"Our goal is to receive our FERC approval as early as March 2014. If that happens, our plan is to begin meter station construction in April 2014," Stockton says. "That will take six to seven months to complete. We'd begin offshore construction in April as well. That will be a six-month process."

The proposed pipeline would interconnect with a 12,000-ft, 26-in. proposed pipeline that National Grid plans to install in Flatbush Ave. from Floyd Bennett Field to Avenue U, says Karen Young, a National Grid spokeswoman. Because the National Grid portion is under the city's jurisdiction, it does not need FERC approval but is pending city approvals, she says.

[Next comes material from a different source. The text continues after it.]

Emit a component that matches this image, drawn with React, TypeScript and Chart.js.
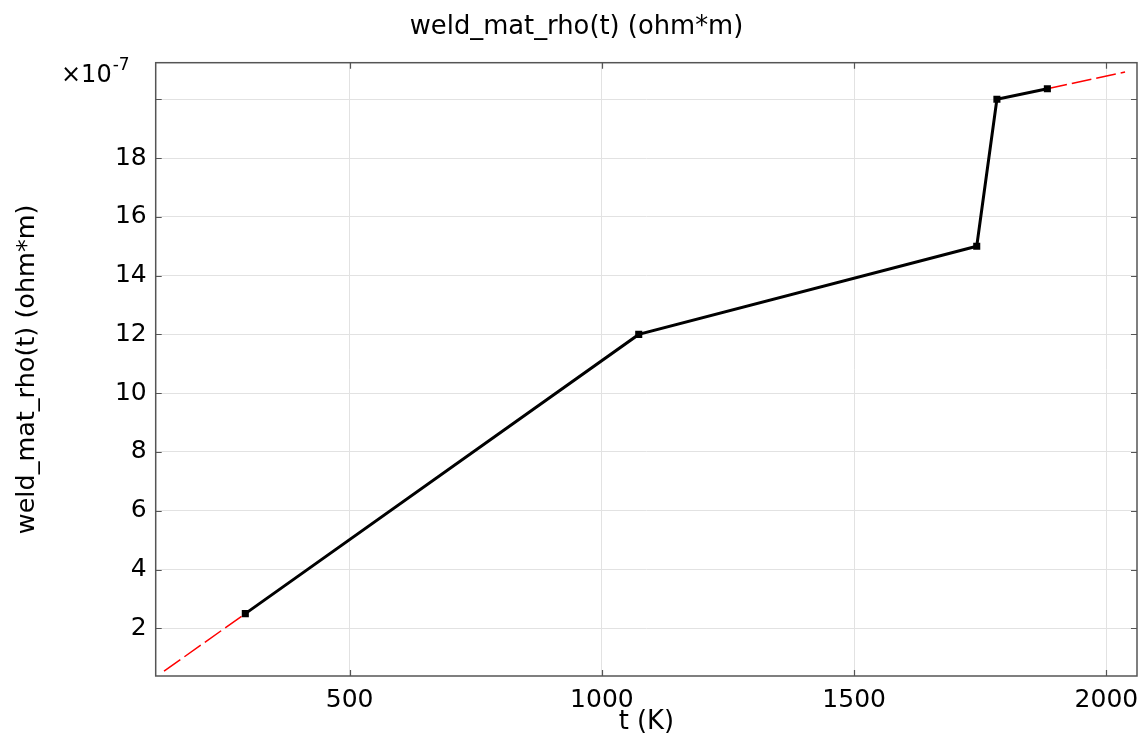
import React, { useEffect, useRef } from 'react';
import { Chart, registerables } from 'chart.js';

Chart.register(...registerables);

// Data (resistivity in units of 1e-7 ohm*m)
const tempK = [293.15, 1073, 1743, 1783, 1883];
const rhoE7 = [2.5, 12.0, 15.0, 20.0, 20.36];
const extrapLowT = [132, 293.15];
const extrapLowRho = [0.54, 2.5];
const extrapHighT = [1883, 2037];
const extrapHighRho = [20.36, 20.93];

const xTicks = [500, 1000, 1500, 2000];
const yTicks = [2, 4, 6, 8, 10, 12, 14, 16, 18, 20];
const yTickLabels = ['2', '4', '6', '8', '10', '12', '14', '16', '18', ''];

const TITLE = 'weld_mat_rho(t) (ohm*m)';
const X_TITLE = 't (K)';
const Y_TITLE = 'weld_mat_rho(t) (ohm*m)';

const X_MIN = 115.5;
const X_MAX = 2060.7;
const Y_MIN = 0.377;
const Y_MAX = 21.245;

const FONT = "'DejaVu Sans', sans-serif";

const toPts = (xs: number[], ys: number[]) => xs.map((x, i) => ({ x, y: ys[i] }));

const framePlugin = {
  id: 'frame',
  afterDatasetsDraw(chart: any) {
    const { ctx, chartArea, scales } = chart;
    const { left, right, top, bottom } = chartArea;
    const x = scales.x;
    const y = scales.y;
    ctx.save();
    ctx.strokeStyle = '#555555';
    ctx.lineWidth = 1.5;
    ctx.strokeRect(left, top, right - left, bottom - top);
    ctx.lineWidth = 1.2;
    ctx.beginPath();
    const tl = 6;
    xTicks.forEach((v) => {
      const px = Math.round(x.getPixelForValue(v)) + 0.5;
      ctx.moveTo(px, bottom);
      ctx.lineTo(px, bottom - tl);
      ctx.moveTo(px, top);
      ctx.lineTo(px, top + tl);
    });
    yTicks.forEach((v) => {
      const py = Math.round(y.getPixelForValue(v)) + 0.5;
      ctx.moveTo(left, py);
      ctx.lineTo(left + tl, py);
      ctx.moveTo(right, py);
      ctx.lineTo(right - tl, py);
    });
    ctx.stroke();

    // main title
    ctx.fillStyle = '#000000';
    ctx.textAlign = 'center';
    ctx.textBaseline = 'middle';
    ctx.font = `25.8px ${FONT}`;
    ctx.fillText(TITLE, 576.5, 27);

    // exponent label
    ctx.textAlign = 'left';
    ctx.textBaseline = 'alphabetic';
    ctx.font = `24px ${FONT}`;
    const base = '\u00d710';
    ctx.fillText(base, 61, 82);
    const w = ctx.measureText(base).width;
    ctx.font = `17px ${FONT}`;
    ctx.fillText('-7', 61 + w + 1, 70);
    ctx.restore();
  },
};

export default function App() {
  const ref = useRef<HTMLCanvasElement | null>(null);

  useEffect(() => {
    document.body.style.margin = '0';
    const canvas = ref.current;
    if (!canvas) return;
    const chart = new Chart(canvas, {
      type: 'scatter',
      data: {
        datasets: [
          {
            label: 'weld_mat_rho',
            data: toPts(tempK, rhoE7),
            showLine: true,
            borderColor: '#000000',
            backgroundColor: '#000000',
            borderWidth: 3,
            pointStyle: 'rect',
            pointRadius: 5,
            pointBorderWidth: 0,
            order: 0,
          },
          {
            label: 'extrap low',
            data: toPts(extrapLowT, extrapLowRho),
            showLine: true,
            borderColor: '#ff0000',
            borderWidth: 1.5,
            borderDash: [20, 5],
            pointRadius: 0,
            order: 1,
          },
          {
            label: 'extrap high',
            data: toPts(extrapHighT, extrapHighRho),
            showLine: true,
            borderColor: '#ff0000',
            borderWidth: 1.5,
            borderDash: [20, 5],
            pointRadius: 0,
            order: 1,
          },
        ],
      },
      options: {
        responsive: false,
        animation: false,
        devicePixelRatio: 1,
        layout: { padding: { left: 0, right: 3, top: 62.7, bottom: 0 } },
        plugins: {
          legend: { display: false },
          tooltip: { enabled: false },
          title: { display: false },
        },
        scales: {
          x: {
            type: 'linear',
            min: X_MIN,
            max: X_MAX,
            afterFit: (s: any) => {
              s.height = 62;
              s.paddingLeft = 0;
              s.paddingRight = 0;
            },
            afterBuildTicks: (s: any) => {
              s.ticks = xTicks.map((v) => ({ value: v }));
            },
            ticks: {
              color: '#000000',
              font: { family: FONT, size: 25 },
              padding: 9,
              maxRotation: 0,
              autoSkip: false,
              callback: (v: any) => String(v),
            },
            grid: { color: '#e2e2e2', lineWidth: 1, drawTicks: false },
            border: { display: false },
            title: {
              display: true,
              text: X_TITLE,
              color: '#000000',
              font: { family: FONT, size: 25.8, lineHeight: 1.2 },
              padding: { top: 0, bottom: 0 },
            },
          },
          y: {
            type: 'linear',
            min: Y_MIN,
            max: Y_MAX,
            afterFit: (s: any) => {
              s.width = 155.7;
              s.paddingTop = 0;
              s.paddingBottom = 0;
            },
            afterBuildTicks: (s: any) => {
              s.ticks = yTicks.map((v) => ({ value: v }));
            },
            ticks: {
              color: '#000000',
              font: { family: FONT, size: 25 },
              padding: 9,
              autoSkip: false,
              callback: (v: any) => {
                const i = yTicks.indexOf(Math.round(Number(v)));
                return i >= 0 ? yTickLabels[i] : '';
              },
            },
            grid: { color: '#e2e2e2', lineWidth: 1, drawTicks: false },
            border: { display: false },
            title: {
              display: true,
              text: Y_TITLE,
              color: '#000000',
              font: { family: FONT, size: 25.5, lineHeight: 1.2 },
              padding: { top: 12, bottom: 0 },
            },
          },
        },
      },
      plugins: [framePlugin],
    });
    return () => chart.destroy();
  }, []);

  return (
    <div style={{ position: 'absolute', left: 0, top: 0, width: 1142, height: 738 }}>
      <canvas ref={ref} width={1142} height={738} style={{ display: 'block', width: 1142, height: 738 }} />
    </div>
  );
}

National Grid is also building two 1.6-mile pipelines under the Rockaway inlet and within an already approved cable right-of-way, Young says. One line is meant to connect with the proposed Transco project. The other connects National Grid's existing distribution systems in Brooklyn and Queens to each other, providing a back feed for both areas, she says.

But the Transco project, like several other pipeline extension projects in the Northeast, has been criticized by environmentalists, area residents and other groups. They say that the Rockaway project puts public health and safety as well as the environment at risk and that there are better and safer alternatives.

"The location of the pipeline doesn't make sense," says Martha Cameron, a coordinator of the grassroots Coalition Against the Rockaway Pipeline. The project runs through a large portion of Gateway National Recreation Area, the National Park Service's 26,000-acre region of marshes and wildlife sanctuaries for more than 300 species. "If anything goes wrong with this pipeline, there is a very real possibility that that area will be threatened," she says.

The project is also in "the area precisely where Sandy came through," Cameron adds.